Dyne Therapeutics Raises $115 Million to Advance Therapies for Serious Muscle Diseases
August 11, 2020
Rare Daily Staff
Dyne Therapeutics completed a $115 million equity financing to advance the development of targeted oligonucleotide medicines for serious, genetically driven muscle diseases.
New investors Vida Ventures and Surveyor Capital led the financing with participation by additional new investors Wellington Management, Logos Capital, Franklin Templeton and an undisclosed institutional investor. Existing investors Atlas Venture, which seeded and incubated Dyne, Forbion, and MPM Capital also joined in the financing.
“This capital allows us to leverage our FORCE platform and advance our pipeline of modern oligonucleotide therapeutics aimed at transforming the lives of individuals living with serious muscle diseases,” said Joshua Brumm, president and chief executive officer of Dyne.
Lead programs are designed to knock down gene expression for the treatment of rare, monogenic neuromuscular diseases. Dyne is also developing therapeutics for patients with cardiac and smooth muscle diseases.
Dyne’s platform specifically targets muscle, minimizing systemic exposure. The company has completed preclinical studies indicating that this approach can deliver oligonucleotides that degrade disease-causing RNA, potentially restoring muscle health.

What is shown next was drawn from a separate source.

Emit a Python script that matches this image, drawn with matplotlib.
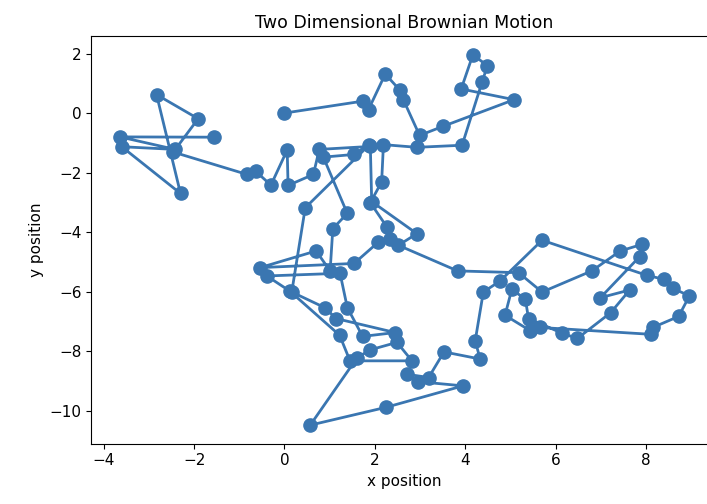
# 2D Brownian motion path
import matplotlib
matplotlib.use('Agg')
import matplotlib.pyplot as plt

# walk positions, in step order (starts at origin)
x_pos = [0.0, 1.73, 1.86, 2.23, 2.56, 2.63, 2.99, 3.50, 5.08, 3.91,
         4.17, 4.49, 4.37, 3.93, 2.93, 2.19, 2.15, 1.90, 2.26, 2.34,
         2.08, 1.54, -0.54, 0.70, 1.01, 1.07, 1.39, 0.86, 1.53, 1.88,
         0.46, 0.16, -0.39, 1.23, 1.39, 1.73, 2.45, 1.14, 0.90, 0.12,
         1.22, 1.45, 2.82, 2.49, 1.90, 1.61, 0.57, 2.25, 3.95, 2.96,
         2.71, 3.19, 3.53, 4.33, 4.22, 4.40, 4.77, 5.70, 8.02, 8.39,
         8.60, 8.96, 8.72, 8.15, 8.11, 5.66, 5.44, 4.88, 5.03, 5.33,
         5.40, 6.14, 6.48, 7.22, 7.64, 6.99, 7.86, 7.91, 7.43, 6.80,
         5.70, 5.18, 3.83, 2.52, 2.93, 1.93, 1.90, 0.77, 0.64, 0.08,
         0.06, -0.30, -0.64, -0.83, -2.46, -1.91, -2.83, -2.30, -3.60, -2.42,
         -3.64, -1.55]
y_pos = [0.0, 0.40, 0.12, 1.31, 0.76, 0.45, -0.75, -0.45, 0.45, 0.81,
         1.96, 1.59, 1.03, -1.08, -1.15, -1.06, -2.31, -3.01, -3.81, -4.24,
         -4.33, -5.05, -5.19, -4.63, -5.30, -3.88, -3.37, -1.48, -1.39, -1.06,
         -3.18, -6.02, -5.47, -5.38, -6.53, -7.50, -7.37, -6.90, -6.54, -5.98,
         -7.46, -8.32, -8.32, -7.70, -7.95, -8.21, -10.48, -9.88, -9.16, -9.02,
         -8.77, -8.88, -8.02, -8.26, -7.65, -6.01, -5.64, -4.27, -5.45, -5.58,
         -5.89, -6.14, -6.83, -7.20, -7.43, -7.20, -7.31, -6.79, -5.92, -6.25,
         -6.90, -7.39, -7.57, -6.70, -5.94, -6.20, -4.82, -4.41, -4.63, -5.30,
         -6.01, -5.36, -5.30, -4.44, -4.05, -2.97, -1.12, -1.22, -2.06, -2.43,
         -1.24, -2.42, -1.95, -2.06, -1.31, -0.19, 0.62, -2.70, -1.13, -1.22,
         -0.80, -0.81]

fig = plt.figure(figsize=(7.07, 5.04), dpi=100)
ax = fig.add_axes([0.1294, 0.1197, 0.886, 0.8085])
ax.plot(x_pos, y_pos, marker='o', color='#3a76b1', markersize=9.5, linewidth=2)

ax.set_title('Two Dimensional Brownian Motion', fontsize=12.5)
ax.set_xlabel('x position', fontsize=11)
ax.set_ylabel('y position', fontsize=11)
ax.set_xticks([-4, -2, 0, 2, 4, 6, 8])
ax.set_yticks([-10, -8, -6, -4, -2, 0, 2])
ax.tick_params(labelsize=11)

fig.savefig('out.png', dpi=100)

Dyne is developing a broad portfolio of therapeutics for muscle diseases, including programs in the rare genetic wasting diseases myotonic dystrophy type 1 (DM1), Duchenne muscular dystrophy (DMD) and facioscapulohumeral muscular dystrophy (FSHD).
Dyne’s lead program targets DM1, a rare, inherited disorder that causes progressive muscle weakness and other life-limiting complications. DM1 is a monogenic autosomal dominant disease caused by an abnormal expansion in a region of the DMPK gene. There are currently no disease-modifying treatments for DM1, which affects an estimated 40,000 people in the United States.
Dyne’s preclinical therapy consists of a proprietary antibody conjugated with a linker to an antisense oligonucleotide that is designed to reduce the levels of mutant DMPK RNA in the nucleus, releasing splicing proteins, allowing normal mRNA processing and translation of normal proteins, and potentially reversing disease. In preclinical studies the company has observed correction of splicing changes in DM1 patient cells, reversal of myotonia after a single dose in a DM1 model and enhanced muscle distribution as evidenced by reduced levels of cytoplasmic wild type DMPK RNA.
Photo: Joshua Brumm, president and CEO of Dyne.